Over the course of a 12-year engagement, ImpTrax was able to help RTech automate processes, reduce manual labor significantly, and deliver cutting edge, custom software solutions - to such a degree that the company became a very attractive acquisition target. TransUnion formally acquired RTech in September 2016. You can click here to read a case study if the details interest you.

As you might imagine, there was a lot of blood, sweat, and tears that went into going from point a (antiquated) to point a (acquisition). In the spirit of helping others, either in the IT space or outside, here are three highly valuable, non-technical lessons that we took away from the incredible success story.

(1) Learn your client’s business so that you know it better than anyone else : There are two pieces of this equation. First, at the early stages of an engagement, you need to quickly understand the intricacies and nuances of the processes that drive the business. We made it a point of knowing each of the 24 processes that comprised the RTech workflow like the palms of our hands. This knowledge enabled us to accurately and effectively forecast the ROI that IT projects could yield, and gave RTech the confidence to commit to the capital expenditures.

Second, you must also understand the bigger picture, and know where your client’s product or service fits within the broader scope of the industry. To make that happen here, we needed to gain a firm grasp of a very complicated healthcare claims system. The more we learned, the more we were able to see the immense potential in RTech’s ability to help its clients recognize revenue, and the easier it became to recommend smart, new projects, and also make the right adjustments to the existing workflow.

(2) Customer service builds trust quickly :From the early stages of our engagement, we made it a point of letting RTech know that we were there for them 24/7. When they tested us on the claim, we passed with flying colors.
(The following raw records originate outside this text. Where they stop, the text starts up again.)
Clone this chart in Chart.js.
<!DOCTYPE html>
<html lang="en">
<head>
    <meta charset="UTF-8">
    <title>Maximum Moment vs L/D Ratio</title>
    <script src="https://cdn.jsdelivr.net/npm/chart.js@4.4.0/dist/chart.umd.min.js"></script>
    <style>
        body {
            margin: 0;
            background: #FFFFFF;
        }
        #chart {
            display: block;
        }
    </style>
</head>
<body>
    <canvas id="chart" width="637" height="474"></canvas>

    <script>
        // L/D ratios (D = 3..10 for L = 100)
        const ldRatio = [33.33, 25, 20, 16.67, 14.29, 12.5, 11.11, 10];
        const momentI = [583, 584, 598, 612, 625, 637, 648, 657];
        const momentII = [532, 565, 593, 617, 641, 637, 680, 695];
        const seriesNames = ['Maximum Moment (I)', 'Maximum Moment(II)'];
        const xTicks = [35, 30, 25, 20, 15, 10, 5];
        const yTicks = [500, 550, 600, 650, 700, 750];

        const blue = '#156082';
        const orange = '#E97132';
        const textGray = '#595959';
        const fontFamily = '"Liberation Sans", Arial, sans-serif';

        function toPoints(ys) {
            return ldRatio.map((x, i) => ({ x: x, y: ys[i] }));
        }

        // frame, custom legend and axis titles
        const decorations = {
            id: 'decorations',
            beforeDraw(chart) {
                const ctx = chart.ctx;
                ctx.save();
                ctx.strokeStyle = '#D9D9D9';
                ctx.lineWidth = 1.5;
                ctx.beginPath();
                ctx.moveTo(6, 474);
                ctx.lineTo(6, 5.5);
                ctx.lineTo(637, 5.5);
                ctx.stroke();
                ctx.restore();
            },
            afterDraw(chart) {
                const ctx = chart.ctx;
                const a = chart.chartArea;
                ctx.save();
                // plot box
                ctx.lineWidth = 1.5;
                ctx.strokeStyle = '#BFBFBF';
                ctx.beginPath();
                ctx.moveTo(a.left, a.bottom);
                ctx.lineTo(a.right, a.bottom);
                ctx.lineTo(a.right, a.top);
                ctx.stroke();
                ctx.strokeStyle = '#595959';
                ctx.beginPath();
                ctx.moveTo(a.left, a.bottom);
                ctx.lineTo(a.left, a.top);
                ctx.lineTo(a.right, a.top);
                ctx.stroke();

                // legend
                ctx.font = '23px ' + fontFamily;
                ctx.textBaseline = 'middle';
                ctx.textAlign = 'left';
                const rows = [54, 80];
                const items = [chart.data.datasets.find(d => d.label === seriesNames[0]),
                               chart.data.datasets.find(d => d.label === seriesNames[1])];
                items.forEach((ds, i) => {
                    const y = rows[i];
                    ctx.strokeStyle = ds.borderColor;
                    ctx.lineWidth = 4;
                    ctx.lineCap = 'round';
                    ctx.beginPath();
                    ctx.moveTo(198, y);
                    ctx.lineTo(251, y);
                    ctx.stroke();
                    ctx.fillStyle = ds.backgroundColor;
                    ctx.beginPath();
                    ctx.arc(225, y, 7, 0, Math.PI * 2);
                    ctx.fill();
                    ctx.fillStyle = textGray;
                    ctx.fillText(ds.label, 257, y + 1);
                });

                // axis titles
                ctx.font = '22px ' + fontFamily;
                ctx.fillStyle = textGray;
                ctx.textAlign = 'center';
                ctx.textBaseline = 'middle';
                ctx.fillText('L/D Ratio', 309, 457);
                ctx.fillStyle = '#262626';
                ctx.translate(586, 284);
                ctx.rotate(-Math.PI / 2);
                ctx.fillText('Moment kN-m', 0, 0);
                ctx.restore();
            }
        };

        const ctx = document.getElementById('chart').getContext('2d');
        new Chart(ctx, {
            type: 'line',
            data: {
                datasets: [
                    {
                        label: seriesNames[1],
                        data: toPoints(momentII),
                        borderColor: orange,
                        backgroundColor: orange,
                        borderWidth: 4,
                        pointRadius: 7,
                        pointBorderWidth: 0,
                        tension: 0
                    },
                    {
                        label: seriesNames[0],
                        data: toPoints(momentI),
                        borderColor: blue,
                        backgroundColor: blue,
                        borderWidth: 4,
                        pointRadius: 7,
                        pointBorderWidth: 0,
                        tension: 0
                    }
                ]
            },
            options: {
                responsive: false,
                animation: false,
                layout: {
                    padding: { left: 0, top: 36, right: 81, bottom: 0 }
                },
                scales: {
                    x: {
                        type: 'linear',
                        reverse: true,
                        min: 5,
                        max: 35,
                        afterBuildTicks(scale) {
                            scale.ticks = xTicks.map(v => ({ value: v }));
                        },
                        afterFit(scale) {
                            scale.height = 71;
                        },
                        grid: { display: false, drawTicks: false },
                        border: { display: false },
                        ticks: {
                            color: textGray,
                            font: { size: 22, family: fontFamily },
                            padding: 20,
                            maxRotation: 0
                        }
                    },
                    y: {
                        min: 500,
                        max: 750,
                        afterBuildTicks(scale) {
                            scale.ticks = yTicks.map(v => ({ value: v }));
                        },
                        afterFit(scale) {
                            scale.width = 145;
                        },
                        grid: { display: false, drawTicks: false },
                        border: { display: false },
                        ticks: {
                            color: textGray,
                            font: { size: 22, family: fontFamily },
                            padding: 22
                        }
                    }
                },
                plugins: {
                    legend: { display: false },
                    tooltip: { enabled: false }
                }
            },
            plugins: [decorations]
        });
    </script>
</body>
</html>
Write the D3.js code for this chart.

Lesson learned: Nothing breeds confidence faster than customer service that exceeds expectations. Our attention to service enabled us to build trust at an earlier point in the engagement. With this trust, combined with a growing knowledge of the company referenced in (1), RTech gave us more autonomy to create and innovate. And this delivered results!

(3) Loyalty, dedication, and achievement must be rewarded: Every assignment has inherent challenges. Invariably, when the proverbial chips are down in a work environment, certain employees rise to the occasion. Whether it’s working overtime, or coming up with a brilliant solution to a problem, there is nothing more inspiring than seeing someone within your company deliver in the clutch. And when this happens, these people must be rewarded! Never lose site of the fact that (A) talented people always have options, and (B) karma has a way of rearing its head when you least expect it. Treat your people well, and you tend to reap the benefits.